Target: Director of Standford’s Institute of Design
Goal: Inspire more user-friendly medical product designs
Stanford’s Institute of Design – otherwise known as Stanford’s “d.school,” holds human values as the focal point of its education. In designing products, d.school students prioritize the well-being of the people who will use them. A remarkable example is Doug Dietz’s redesign of the MRI machine. Doug Dietz originally designed MRI machines to help people, only to discover that they terrified children. After watching one little girl begin crying from fear of an MRI machine, necessitating anesthesia for the simple procedure, he decided to make a change.
Dietz, recognizing the fear that his MRI design caused children, attended d.school’s Executive Education program, where he was inspired to create MRI designs that would be more child-friendly.

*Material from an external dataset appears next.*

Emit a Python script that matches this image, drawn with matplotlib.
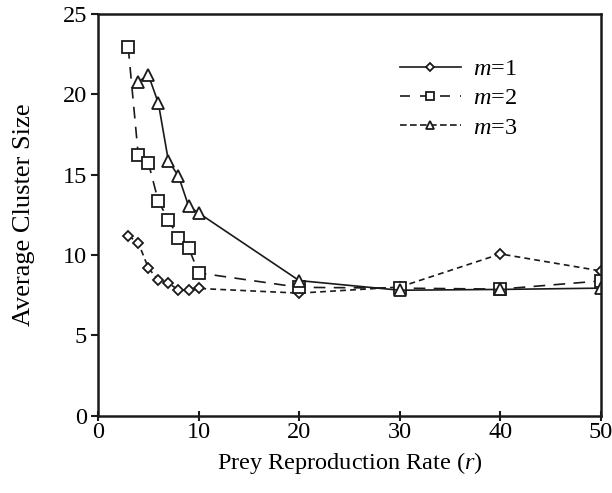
import matplotlib
matplotlib.use("Agg")
import matplotlib.pyplot as plt
from matplotlib.lines import Line2D

plt.rcParams['font.family'] = ['Liberation Serif', 'DejaVu Serif']
plt.rcParams['mathtext.fontset'] = 'custom'
plt.rcParams['mathtext.it'] = 'Liberation Serif:italic'
plt.rcParams['mathtext.rm'] = 'Liberation Serif'

r = [3, 4, 5, 6, 7, 8, 9, 10, 20, 30, 40, 50]
diamond_vals = [11.18, 10.77, 9.19, 8.43, 8.26, 7.80, 7.80, 7.91, 7.62, 8.00, 10.06, 9.00]
square_vals = [22.94, 16.24, 15.75, 13.34, 12.19, 11.06, 10.46, 8.88, 7.98, 7.93, 7.87, 8.38]
triangle_vals = [20.76, 21.22, 19.45, 15.85, 14.91, 13.05, 12.61, 8.40, 7.80, 7.85, 7.93]
r_tri = [4, 5, 6, 7, 8, 9, 10, 20, 30, 40, 50]
legend_labels = ['$m$=1', '$m$=2', '$m$=3']

fig = plt.figure(figsize=(6.12, 4.93), dpi=100)
ax = fig.add_axes([98/612, (493-415.5)/493, (601-98)/612, (415.5-14)/493])

c = '#1a1a1a'
ax.plot(r, diamond_vals, color=c, lw=1.2, dashes=(3.5, 2.5), marker='D', ms=5.5,
        mfc='white', mec=c, mew=1.3)
ax.plot(r, square_vals, color=c, lw=1.2, dashes=(7, 5), marker='s', ms=8,
        mfc='white', mec=c, mew=1.3)
ax.plot(r_tri, triangle_vals, color=c, lw=1.2, ls='-', marker='^', ms=8,
        mfc='white', mec=c, mew=1.3)

ax.set_xlim(0, 50)
ax.set_ylim(0, 25)
ax.set_xticks([0, 10, 20, 30, 40, 50])
ax.set_yticks([0, 5, 10, 15, 20, 25])
ax.tick_params(axis='x', direction='inout', length=7, width=1.5, labelsize=17.5, color=c, pad=1)
ax.tick_params(axis='y', direction='out', length=5, width=1.5, labelsize=17.5, color=c, pad=3)
for s in ax.spines.values():
    s.set_linewidth(1.8)
    s.set_color(c)

ax.set_xlabel('Prey Reproduction Rate ($r$)', fontsize=17.5, labelpad=5)
ax.set_ylabel('Average Cluster Size', fontsize=19, labelpad=20)

handles = [
    Line2D([0], [0], color=c, lw=1.2, ls='-', marker='D', ms=4.5, mfc='white', mec=c, mew=1.3),
    Line2D([0], [0], color=c, lw=1.2, dashes=(6, 6), marker='s', ms=5.5, mfc='white', mec=c, mew=1.3),
    Line2D([0], [0], color=c, lw=1.2, dashes=(4, 2), marker='^', ms=5.5, mfc='white', mec=c, mew=1.3),
]
fig.legend(handles, legend_labels, loc='upper left', bbox_to_anchor=(400/612, (493-58)/493),
           frameon=False, fontsize=17.5, handlelength=2.5, labelspacing=0.3,
           handletextpad=0.5, borderpad=0, borderaxespad=0)

fig.savefig('out.png', dpi=100)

One of his several designs is a pirate-themed MRI machine. Along with this machine, doctors were given a script to read to children undergoing MRIs, telling them that they would be captains entering a “ship.” Viewing the MRI process as an adventure, rather than a scary procedure, eases the stress of many children and eliminates the need for anesthetics.
The world needs more designs like the one created by Dietz. Stanford’s d.school can help to inspire these designs.
Dear Administration of Stanford’s d.school:
In a world that often values dollar signs over quality of life, it is inspiring to encounter the work that d.school is carrying out. This petition supports the work that you are carrying out and encourages more support to be given towards your cause. The hope is that this petition can cause more companies to look towards d.school for inspiration as to how to make their products and services more humane.
The MRI machine that Doug Dietz redesigned is a quintessential example of the type of the type of work that our world needs more of. The simple idea to make MRI machines more of a fun experience, rather than a scary one, directly reduces the need for anesthetics, benefitting both the physical health and emotional well being of children. Hopefully, more executives will feel motivated to participate in the Executive Education program in order to bring more types of these designs to fruition.